Der Nachbau von ICs lohnt sich nur in den allerwenigsten Fällen. In den meisten Fällen ist eine Neuentwicklung günstiger.

Richtig,wobei es bei der Entscheidung für oder gegen ein Replacement-IC oft gar nicht so sehr nur um die reinen Kosten geht. Eine vor 10, 15, oder 20 Jahren entwickelte sicherheitskritische Applikation lässt sich erfahrungsgemäß nicht so ohne Weiteres einmal schnell nebenbei auf einen kleinen ARM-Core packen. 20 Jahre Hard- und Softwarererfahrung portiert man nicht in wenigen Wochen auf eine komplette neue Umgebung. Hier kann der Nachbau eines ICs auch aus ganz anderen Erwägungen - zum Beispiel Umgehung von Entwicklungs- oder Zertifizierungsrisiken - durchaus sinnvoll sein, vor allem, wenn sich das Endprodukt bereits in einer späten Phase seines Lebenszyklus befindet.

Beim Nachbau von ICs begibt man sich in eine rechtliche Grauzone.

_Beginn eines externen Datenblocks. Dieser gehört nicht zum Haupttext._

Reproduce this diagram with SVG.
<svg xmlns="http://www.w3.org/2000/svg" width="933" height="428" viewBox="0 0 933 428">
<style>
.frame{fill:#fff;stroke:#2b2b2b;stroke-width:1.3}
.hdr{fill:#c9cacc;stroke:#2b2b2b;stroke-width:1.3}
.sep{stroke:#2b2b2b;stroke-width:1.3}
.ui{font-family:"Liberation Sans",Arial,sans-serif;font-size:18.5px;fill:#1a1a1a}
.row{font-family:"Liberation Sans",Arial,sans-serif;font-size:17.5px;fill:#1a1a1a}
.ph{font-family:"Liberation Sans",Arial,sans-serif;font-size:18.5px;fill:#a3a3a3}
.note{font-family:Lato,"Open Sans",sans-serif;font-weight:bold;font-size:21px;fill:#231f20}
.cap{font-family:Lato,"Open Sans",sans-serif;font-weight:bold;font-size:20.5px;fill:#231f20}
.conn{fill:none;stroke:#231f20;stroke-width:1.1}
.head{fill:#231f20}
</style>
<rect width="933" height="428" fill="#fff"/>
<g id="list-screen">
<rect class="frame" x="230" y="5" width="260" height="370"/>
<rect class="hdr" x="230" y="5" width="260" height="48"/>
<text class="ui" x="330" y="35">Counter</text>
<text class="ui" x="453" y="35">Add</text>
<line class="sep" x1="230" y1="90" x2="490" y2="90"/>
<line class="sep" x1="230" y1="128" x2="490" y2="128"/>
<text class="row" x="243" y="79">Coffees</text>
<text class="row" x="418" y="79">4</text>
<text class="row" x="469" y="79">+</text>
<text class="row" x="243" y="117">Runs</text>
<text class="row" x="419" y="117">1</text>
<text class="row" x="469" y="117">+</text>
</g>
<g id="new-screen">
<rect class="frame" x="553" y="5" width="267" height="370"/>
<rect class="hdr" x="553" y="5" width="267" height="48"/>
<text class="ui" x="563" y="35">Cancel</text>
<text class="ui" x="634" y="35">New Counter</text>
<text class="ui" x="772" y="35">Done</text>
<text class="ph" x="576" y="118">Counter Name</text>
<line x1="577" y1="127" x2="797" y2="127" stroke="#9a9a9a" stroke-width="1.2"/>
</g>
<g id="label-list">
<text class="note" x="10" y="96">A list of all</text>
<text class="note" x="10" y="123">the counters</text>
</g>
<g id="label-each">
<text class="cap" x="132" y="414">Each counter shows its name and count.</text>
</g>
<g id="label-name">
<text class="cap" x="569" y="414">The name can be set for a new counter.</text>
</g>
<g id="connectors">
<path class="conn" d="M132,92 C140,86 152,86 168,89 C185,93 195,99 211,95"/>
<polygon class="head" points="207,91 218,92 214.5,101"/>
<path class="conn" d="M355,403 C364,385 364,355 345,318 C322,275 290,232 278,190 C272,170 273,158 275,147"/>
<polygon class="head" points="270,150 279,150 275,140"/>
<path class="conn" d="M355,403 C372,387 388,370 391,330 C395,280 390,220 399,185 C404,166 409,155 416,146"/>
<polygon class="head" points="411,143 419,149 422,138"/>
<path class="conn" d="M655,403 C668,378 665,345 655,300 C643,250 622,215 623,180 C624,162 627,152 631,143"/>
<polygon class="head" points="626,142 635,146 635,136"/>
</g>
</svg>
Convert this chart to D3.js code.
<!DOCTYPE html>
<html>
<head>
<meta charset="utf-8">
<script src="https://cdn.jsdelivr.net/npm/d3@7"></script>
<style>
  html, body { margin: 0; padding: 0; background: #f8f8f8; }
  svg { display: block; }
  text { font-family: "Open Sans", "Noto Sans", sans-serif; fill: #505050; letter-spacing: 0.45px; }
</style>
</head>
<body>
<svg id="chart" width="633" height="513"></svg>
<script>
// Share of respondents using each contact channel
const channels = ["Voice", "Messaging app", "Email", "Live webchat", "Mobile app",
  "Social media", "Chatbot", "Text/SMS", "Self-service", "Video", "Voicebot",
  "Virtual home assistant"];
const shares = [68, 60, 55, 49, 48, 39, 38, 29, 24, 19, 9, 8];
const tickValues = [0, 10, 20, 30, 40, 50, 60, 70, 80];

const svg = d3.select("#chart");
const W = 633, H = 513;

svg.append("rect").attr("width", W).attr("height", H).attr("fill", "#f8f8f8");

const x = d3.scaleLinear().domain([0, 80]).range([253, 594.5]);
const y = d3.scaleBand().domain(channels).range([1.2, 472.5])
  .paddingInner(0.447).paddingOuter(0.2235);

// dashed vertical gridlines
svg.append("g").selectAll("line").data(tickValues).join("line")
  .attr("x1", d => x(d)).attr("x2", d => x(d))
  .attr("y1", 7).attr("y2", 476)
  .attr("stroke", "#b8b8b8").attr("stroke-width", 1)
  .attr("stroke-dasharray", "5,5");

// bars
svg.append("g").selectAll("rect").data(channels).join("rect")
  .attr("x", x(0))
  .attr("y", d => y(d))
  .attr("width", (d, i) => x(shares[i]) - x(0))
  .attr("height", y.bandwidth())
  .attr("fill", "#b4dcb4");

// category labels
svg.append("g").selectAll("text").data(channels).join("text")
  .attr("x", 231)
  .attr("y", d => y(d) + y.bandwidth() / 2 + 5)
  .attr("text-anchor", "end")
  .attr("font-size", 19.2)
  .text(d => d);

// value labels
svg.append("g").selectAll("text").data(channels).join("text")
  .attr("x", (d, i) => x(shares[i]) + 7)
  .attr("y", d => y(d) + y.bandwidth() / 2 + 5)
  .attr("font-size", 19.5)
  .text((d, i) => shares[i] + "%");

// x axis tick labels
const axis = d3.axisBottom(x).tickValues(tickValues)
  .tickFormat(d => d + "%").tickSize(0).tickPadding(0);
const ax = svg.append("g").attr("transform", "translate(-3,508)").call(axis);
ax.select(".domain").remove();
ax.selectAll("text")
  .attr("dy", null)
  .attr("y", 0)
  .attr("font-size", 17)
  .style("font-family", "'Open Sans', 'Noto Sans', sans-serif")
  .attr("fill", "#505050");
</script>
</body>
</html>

Falsch.Bevor wir bei Innovasic mit der Entwicklung eines Replacement-ICs beginnen, betreiben wir natürlich vorab entsprechende Patentrecherchen. Wenn wir im Rahmen dieser sehr aufwändigen Recherchen auf irgendwelche möglicherweise patentrechtlich kritischen Features stoßen, werden diese Funktionen von uns so emuliert, dass Patentverletzungen im Vornherein ausgeschlossen werden. Wie ernst wir dieses heikle Thema nehmen, sieht man auch daran, dass es seit der Unternehmensgründung 1992 noch nie irgendwelche Beanstandungen seitens der betroffenen Originalhersteller oder anderer Chipproduzenten gab. Bei unserem neuen Prozess, mit dem sich praktisch nahezu vollautomatisiert eine Kopie des Originalchips herstellen lässt, gibt es natürlich schon einige rechtliche Einschränkungen. Der Endkunde muss sich hier erst einmal seiner rechtlichen Position bewusst werden, zumal es hier sehr unterschiedliche Interpretationsmöglichkeiten gibt. Eine davon ist: Wenn ich ein Gerät baue und ein entscheidendes Bauteil auf dem Markt nicht mehr verfügbar ist, der Hersteller mir dieses Teil also quasi absichtlich vorenthält, dann habe ich alles Recht der Welt, mir dieses Teil nachbauen zu lassen. Da nutzt dann auch patentrechtlich Schützung nichts. Ob diese Situation im jeweiligen Einzelfall, und wenn ja, in welchen Ländern gilt, muss im Einzelfall geprüft werden.